One of the oldest buildings in the city, this structure was built in 1852 by Nicholas Larco, a prominent member of the city's early Italian community. The building also held a store that offered fine imported wine--a popular item for many of the wealthy residents of the city. The building served as the headquarters of the Italian Benevolent Society, a fraternal organization for Italian immigrants that provided a space for social interaction, cultural preservation, and economic assistance for newcomers and widows of members. The building later became the headquarters of La Parola, an Italian weekly newspaper. At various times in the 19th century, the foreign consulates for Chile, Spain, and France were all headquartered in this building. The famous chocolate maker Domingo Ghirardelli also used the building for several years before starting his own factory across the street in 1853.
Backstory and Context
The Solari Building was constructed in 1852 by prominent merchant and leader of San Francisco's Italian colony, Nicholas Larco, who occupied the building himself for 25 years.
During the middle of the 1850s Larco was the chairman of the Sardinian Committee to celebrate the Allied victories over Russia at Sebastopol during the Crimean War.

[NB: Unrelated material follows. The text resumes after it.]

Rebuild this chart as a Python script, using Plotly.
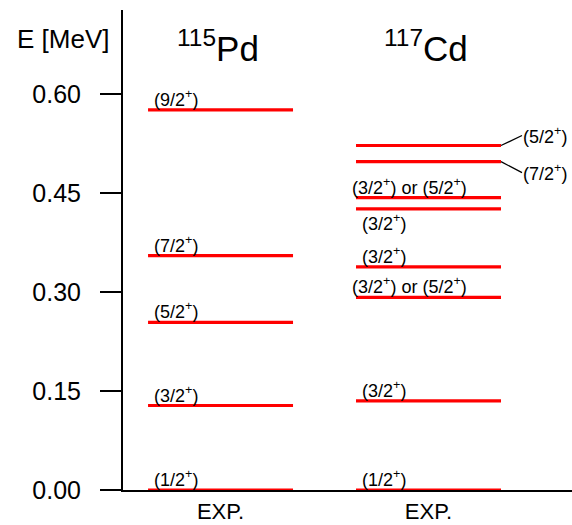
import plotly.graph_objects as go

# ---------------- data ----------------
nuclei = ["Pd", "Cd"]
nucleus_titles = ["<sup>115</sup>Pd", "<sup>117</sup>Cd"]
column_labels = ["EXP.", "EXP."]

pd_energies = [0.0, 0.128, 0.254, 0.355, 0.576]
pd_labels = ["(1/2<sup>+</sup>)", "(3/2<sup>+</sup>)", "(5/2<sup>+</sup>)",
             "(7/2<sup>+</sup>)", "(9/2<sup>+</sup>)"]

cd_energies = [0.0, 0.135, 0.292, 0.338, 0.426, 0.443, 0.4975, 0.522]
cd_labels = ["(1/2<sup>+</sup>)", "(3/2<sup>+</sup>)",
             "(3/2<sup>+</sup>) or (5/2<sup>+</sup>)", "(3/2<sup>+</sup>)",
             "(3/2<sup>+</sup>)", "(3/2<sup>+</sup>) or (5/2<sup>+</sup>)",
             "(7/2<sup>+</sup>)", "(5/2<sup>+</sup>)"]

y_tickvals = [0.0, 0.15, 0.30, 0.45, 0.60]
y_ticktext = ["0.00", "0.15", "0.30", "0.45", "0.60"]

# ---------------- styling / placement ----------------
pd_label_pos = ["above"] * 5
cd_label_pos = ["above", "above", "above_wide", "above", "below",
                "above_wide", "right_down", "right_up"]

col_center = [1, 2]
half_w = 0.3486
x_range = [0.531, 2.690]
y_range = [0.0, 0.7273]
FONT = "Liberation Sans, Arial, sans-serif"
RED = "#ff0000"
LABEL_SIZE = 18

fig = go.Figure()

annotations = []
columns = [(pd_energies, pd_labels, pd_label_pos), (cd_energies, cd_labels, cd_label_pos)]
for ci, (ens, labs, poss) in enumerate(columns):
    xc = col_center[ci]
    x0, x1 = xc - half_w, xc + half_w
    xs, ys = [], []
    for e in ens:
        xs += [x0, x1, None]
        ys += [e, e, None]
    fig.add_trace(go.Scatter(x=xs, y=ys, mode="lines",
                             line=dict(color=RED, width=3.2),
                             hoverinfo="skip", showlegend=False))
    for e, lab, pos in zip(ens, labs, poss):
        common = dict(text=lab, xref="x", yref="y", y=e,
                      font=dict(family=FONT, size=LABEL_SIZE, color="black"))
        if pos == "above":
            annotations.append(dict(common, x=x0, xanchor="left", yanchor="bottom",
                                    xshift=4, yshift=-2, showarrow=False))
        elif pos == "above_wide":
            annotations.append(dict(common, x=x0, xanchor="left", yanchor="bottom",
                                    xshift=-6, yshift=-2, showarrow=False))
        elif pos == "below":
            annotations.append(dict(common, x=x0, xanchor="left", yanchor="top",
                                    xshift=4, yshift=0, showarrow=False))
        elif pos in ("right_up", "right_down"):
            ay = -10 if pos == "right_up" else 11
            annotations.append(dict(common, x=x1, xanchor="left", yanchor="middle",
                                    showarrow=True, arrowhead=0, arrowwidth=1.3,
                                    arrowcolor="black", ax=21, ay=ay, standoff=0,
                                    borderpad=0))

# nucleus titles
for ci, t in enumerate(nucleus_titles):
    annotations.append(dict(text=t, xref="x", yref="paper", x=col_center[ci] - 0.01,
                            y=0.925, xanchor="center", yanchor="middle", showarrow=False,
                            font=dict(family=FONT, size=35, color="black")))

# axis title
annotations.append(dict(text="E [MeV]", xref="paper", yref="paper", x=-0.134, y=0.9396,
                        xanchor="center", yanchor="middle", showarrow=False,
                        font=dict(family=FONT, size=26, color="black")))

fig.update_layout(
    width=572, height=525,
    margin=dict(l=123, r=0, t=10, b=35, autoexpand=False),
    plot_bgcolor="white", paper_bgcolor="white",
    annotations=annotations,
    showlegend=False,
)
fig.update_xaxes(range=x_range, showgrid=False, zeroline=False, automargin=False,
                 showline=True, linecolor="black", linewidth=2,
                 tickvals=col_center, ticktext=column_labels, ticks="",
                 ticklabelstandoff=1,
                 tickfont=dict(family=FONT, size=22, color="black"))
fig.update_yaxes(range=y_range, showgrid=False, zeroline=False, automargin=False,
                 showline=True, linecolor="black", linewidth=2,
                 tickvals=y_tickvals, ticktext=y_ticktext,
                 ticks="outside", ticklen=21, tickwidth=2, tickcolor="black",
                 ticklabelstandoff=14,
                 tickfont=dict(family=FONT, size=25, color="black"))

fig.write_html("out.html")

In 1863, he was president of the Italian Benevolent Society, which had its offices here at varying times during the 1860s.
The consulates of three nations have been housed at this location. In 1856 Larco for consul Chile, and at the same time Camilo Martin, consul for Spain, and De Gazette, consul for France, used the building and offices.
Grellet and Company, French importers of wines and liquors, occupied the building in the late 1850s. In 1869, liquor merchants Favre and Joussaud moved into the building and remained there until 1878.
Occupancy of the building after 1905 is not well documented.